Would you transcribe the listing that follows, character for character, and omit its images?

--- start of Available data ---

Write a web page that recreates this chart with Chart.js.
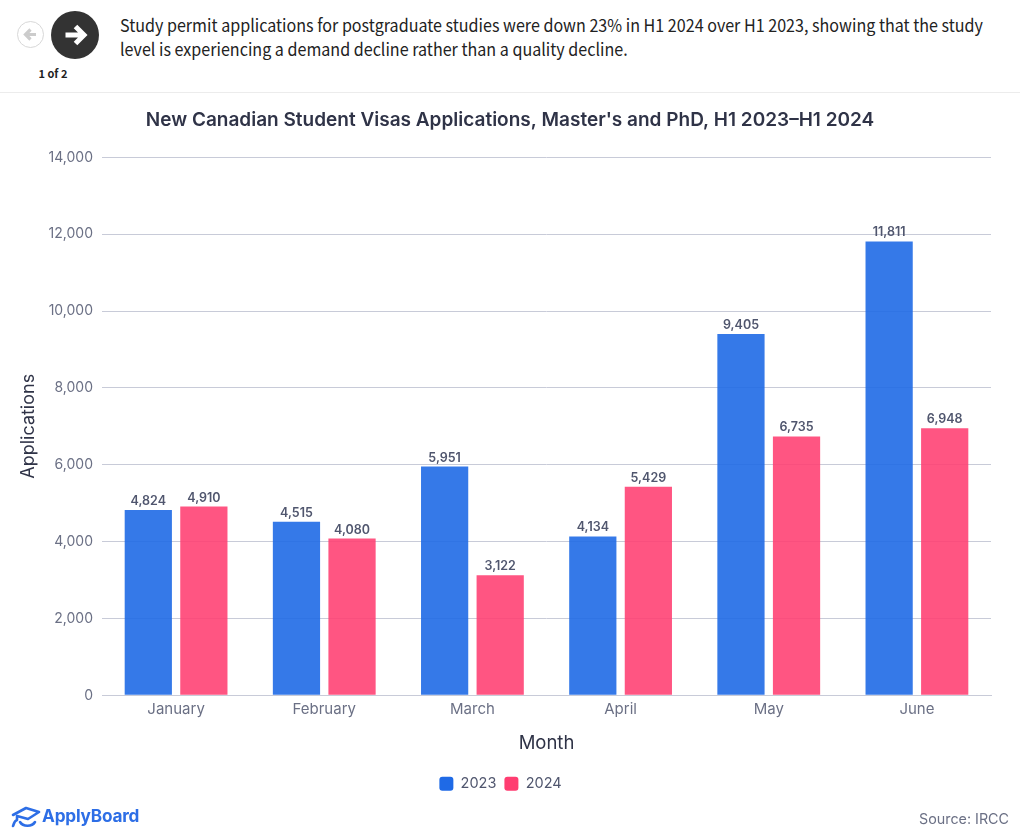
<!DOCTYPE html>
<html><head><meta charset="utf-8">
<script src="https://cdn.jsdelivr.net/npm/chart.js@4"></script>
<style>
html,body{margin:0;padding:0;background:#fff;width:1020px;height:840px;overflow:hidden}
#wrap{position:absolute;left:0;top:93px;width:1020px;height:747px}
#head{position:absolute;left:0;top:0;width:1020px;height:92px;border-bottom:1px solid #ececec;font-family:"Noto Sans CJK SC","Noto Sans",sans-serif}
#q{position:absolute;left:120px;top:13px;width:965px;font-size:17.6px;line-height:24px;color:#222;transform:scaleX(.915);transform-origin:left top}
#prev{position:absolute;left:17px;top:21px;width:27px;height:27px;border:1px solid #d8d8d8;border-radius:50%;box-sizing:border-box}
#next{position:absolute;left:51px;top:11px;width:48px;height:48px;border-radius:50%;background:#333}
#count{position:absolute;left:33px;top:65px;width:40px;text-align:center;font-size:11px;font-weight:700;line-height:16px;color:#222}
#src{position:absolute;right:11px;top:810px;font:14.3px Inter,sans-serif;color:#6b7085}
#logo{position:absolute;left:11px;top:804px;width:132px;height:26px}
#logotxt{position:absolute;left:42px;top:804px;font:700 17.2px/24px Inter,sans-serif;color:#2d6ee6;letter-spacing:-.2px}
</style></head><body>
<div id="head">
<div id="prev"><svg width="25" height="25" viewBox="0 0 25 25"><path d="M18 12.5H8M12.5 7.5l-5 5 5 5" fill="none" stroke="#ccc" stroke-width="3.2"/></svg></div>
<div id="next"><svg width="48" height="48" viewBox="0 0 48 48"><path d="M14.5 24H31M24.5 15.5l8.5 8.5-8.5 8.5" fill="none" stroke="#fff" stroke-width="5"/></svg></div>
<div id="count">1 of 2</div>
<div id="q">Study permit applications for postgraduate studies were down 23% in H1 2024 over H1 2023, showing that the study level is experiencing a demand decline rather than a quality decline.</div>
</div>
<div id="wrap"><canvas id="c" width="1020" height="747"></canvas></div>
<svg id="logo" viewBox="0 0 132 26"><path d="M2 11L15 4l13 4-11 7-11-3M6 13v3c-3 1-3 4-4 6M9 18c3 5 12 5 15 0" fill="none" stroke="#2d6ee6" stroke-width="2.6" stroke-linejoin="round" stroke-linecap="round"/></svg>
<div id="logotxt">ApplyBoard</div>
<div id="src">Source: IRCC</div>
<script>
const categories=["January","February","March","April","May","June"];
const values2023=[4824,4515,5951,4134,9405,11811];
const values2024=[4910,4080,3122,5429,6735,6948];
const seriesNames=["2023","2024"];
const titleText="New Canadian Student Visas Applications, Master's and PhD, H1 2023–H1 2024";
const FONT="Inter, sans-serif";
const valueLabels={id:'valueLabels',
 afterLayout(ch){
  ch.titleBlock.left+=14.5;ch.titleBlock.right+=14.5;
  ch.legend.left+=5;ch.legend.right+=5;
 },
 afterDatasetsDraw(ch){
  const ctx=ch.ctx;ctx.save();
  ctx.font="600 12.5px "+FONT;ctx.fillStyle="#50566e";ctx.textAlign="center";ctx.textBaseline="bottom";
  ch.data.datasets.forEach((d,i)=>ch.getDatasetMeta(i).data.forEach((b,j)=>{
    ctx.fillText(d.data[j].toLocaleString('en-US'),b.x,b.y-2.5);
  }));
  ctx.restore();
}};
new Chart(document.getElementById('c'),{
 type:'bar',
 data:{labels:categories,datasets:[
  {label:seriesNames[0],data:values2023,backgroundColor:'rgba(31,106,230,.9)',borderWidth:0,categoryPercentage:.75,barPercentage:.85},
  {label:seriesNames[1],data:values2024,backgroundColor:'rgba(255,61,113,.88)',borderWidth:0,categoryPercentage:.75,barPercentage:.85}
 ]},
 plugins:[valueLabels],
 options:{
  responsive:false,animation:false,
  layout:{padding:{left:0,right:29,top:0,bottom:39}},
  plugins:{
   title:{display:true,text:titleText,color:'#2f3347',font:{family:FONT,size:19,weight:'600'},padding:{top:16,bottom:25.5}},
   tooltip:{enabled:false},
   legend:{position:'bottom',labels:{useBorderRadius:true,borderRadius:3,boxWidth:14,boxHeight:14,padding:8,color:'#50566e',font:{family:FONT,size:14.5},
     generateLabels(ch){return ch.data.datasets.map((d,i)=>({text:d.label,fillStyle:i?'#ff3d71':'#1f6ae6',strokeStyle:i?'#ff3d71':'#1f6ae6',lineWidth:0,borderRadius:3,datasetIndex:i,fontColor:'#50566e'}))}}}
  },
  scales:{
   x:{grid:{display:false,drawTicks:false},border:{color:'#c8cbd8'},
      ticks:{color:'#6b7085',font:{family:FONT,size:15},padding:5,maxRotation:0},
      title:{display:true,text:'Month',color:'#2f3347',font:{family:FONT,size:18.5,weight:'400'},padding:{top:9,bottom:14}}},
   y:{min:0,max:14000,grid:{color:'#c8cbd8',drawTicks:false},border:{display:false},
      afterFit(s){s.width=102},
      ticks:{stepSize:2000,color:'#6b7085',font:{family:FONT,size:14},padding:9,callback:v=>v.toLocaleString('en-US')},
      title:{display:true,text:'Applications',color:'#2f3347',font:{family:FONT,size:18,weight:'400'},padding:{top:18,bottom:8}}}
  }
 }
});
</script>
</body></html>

--- end of Available data ---

◆ Response to this exercise ◆
Write a web page that recreates this chart with Chart.js.
<!DOCTYPE html>
<html><head><meta charset="utf-8">
<script src="https://cdn.jsdelivr.net/npm/chart.js@4"></script>
<style>
html,body{margin:0;padding:0;background:#fff;width:1020px;height:840px;overflow:hidden}
#wrap{position:absolute;left:0;top:93px;width:1020px;height:747px}
#head{position:absolute;left:0;top:0;width:1020px;height:92px;border-bottom:1px solid #ececec;font-family:"Noto Sans CJK SC","Noto Sans",sans-serif}
#q{position:absolute;left:120px;top:13px;width:965px;font-size:17.6px;line-height:24px;color:#222;transform:scaleX(.915);transform-origin:left top}
#prev{position:absolute;left:17px;top:21px;width:27px;height:27px;border:1px solid #d8d8d8;border-radius:50%;box-sizing:border-box}
#next{position:absolute;left:51px;top:11px;width:48px;height:48px;border-radius:50%;background:#333}
#count{position:absolute;left:33px;top:65px;width:40px;text-align:center;font-size:11px;font-weight:700;line-height:16px;color:#222}
#src{position:absolute;right:11px;top:810px;font:14.3px Inter,sans-serif;color:#6b7085}
#logo{position:absolute;left:11px;top:804px;width:132px;height:26px}
#logotxt{position:absolute;left:42px;top:804px;font:700 17.2px/24px Inter,sans-serif;color:#2d6ee6;letter-spacing:-.2px}
</style></head><body>
<div id="head">
<div id="prev"><svg width="25" height="25" viewBox="0 0 25 25"><path d="M18 12.5H8M12.5 7.5l-5 5 5 5" fill="none" stroke="#ccc" stroke-width="3.2"/></svg></div>
<div id="next"><svg width="48" height="48" viewBox="0 0 48 48"><path d="M14.5 24H31M24.5 15.5l8.5 8.5-8.5 8.5" fill="none" stroke="#fff" stroke-width="5"/></svg></div>
<div id="count">1 of 2</div>
<div id="q">Study permit applications for postgraduate studies were down 23% in H1 2024 over H1 2023, showing that the study level is experiencing a demand decline rather than a quality decline.</div>
</div>
<div id="wrap"><canvas id="c" width="1020" height="747"></canvas></div>
<svg id="logo" viewBox="0 0 132 26"><path d="M2 11L15 4l13 4-11 7-11-3M6 13v3c-3 1-3 4-4 6M9 18c3 5 12 5 15 0" fill="none" stroke="#2d6ee6" stroke-width="2.6" stroke-linejoin="round" stroke-linecap="round"/></svg>
<div id="logotxt">ApplyBoard</div>
<div id="src">Source: IRCC</div>
<script>
const categories=["January","February","March","April","May","June"];
const values2023=[4824,4515,5951,4134,9405,11811];
const values2024=[4910,4080,3122,5429,6735,6948];
const seriesNames=["2023","2024"];
const titleText="New Canadian Student Visas Applications, Master's and PhD, H1 2023–H1 2024";
const FONT="Inter, sans-serif";
const valueLabels={id:'valueLabels',
 afterLayout(ch){
  ch.titleBlock.left+=14.5;ch.titleBlock.right+=14.5;
  ch.legend.left+=5;ch.legend.right+=5;
 },
 afterDatasetsDraw(ch){
  const ctx=ch.ctx;ctx.save();
  ctx.font="600 12.5px "+FONT;ctx.fillStyle="#50566e";ctx.textAlign="center";ctx.textBaseline="bottom";
  ch.data.datasets.forEach((d,i)=>ch.getDatasetMeta(i).data.forEach((b,j)=>{
    ctx.fillText(d.data[j].toLocaleString('en-US'),b.x,b.y-2.5);
  }));
  ctx.restore();
}};
new Chart(document.getElementById('c'),{
 type:'bar',
 data:{labels:categories,datasets:[
  {label:seriesNames[0],data:values2023,backgroundColor:'rgba(31,106,230,.9)',borderWidth:0,categoryPercentage:.75,barPercentage:.85},
  {label:seriesNames[1],data:values2024,backgroundColor:'rgba(255,61,113,.88)',borderWidth:0,categoryPercentage:.75,barPercentage:.85}
 ]},
 plugins:[valueLabels],
 options:{
  responsive:false,animation:false,
  layout:{padding:{left:0,right:29,top:0,bottom:39}},
  plugins:{
   title:{display:true,text:titleText,color:'#2f3347',font:{family:FONT,size:19,weight:'600'},padding:{top:16,bottom:25.5}},
   tooltip:{enabled:false},
   legend:{position:'bottom',labels:{useBorderRadius:true,borderRadius:3,boxWidth:14,boxHeight:14,padding:8,color:'#50566e',font:{family:FONT,size:14.5},
     generateLabels(ch){return ch.data.datasets.map((d,i)=>({text:d.label,fillStyle:i?'#ff3d71':'#1f6ae6',strokeStyle:i?'#ff3d71':'#1f6ae6',lineWidth:0,borderRadius:3,datasetIndex:i,fontColor:'#50566e'}))}}}
  },
  scales:{
   x:{grid:{display:false,drawTicks:false},border:{color:'#c8cbd8'},
      ticks:{color:'#6b7085',font:{family:FONT,size:15},padding:5,maxRotation:0},
      title:{display:true,text:'Month',color:'#2f3347',font:{family:FONT,size:18.5,weight:'400'},padding:{top:9,bottom:14}}},
   y:{min:0,max:14000,grid:{color:'#c8cbd8',drawTicks:false},border:{display:false},
      afterFit(s){s.width=102},
      ticks:{stepSize:2000,color:'#6b7085',font:{family:FONT,size:14},padding:9,callback:v=>v.toLocaleString('en-US')},
      title:{display:true,text:'Applications',color:'#2f3347',font:{family:FONT,size:18,weight:'400'},padding:{top:18,bottom:8}}}
  }
 }
});
</script>
</body></html>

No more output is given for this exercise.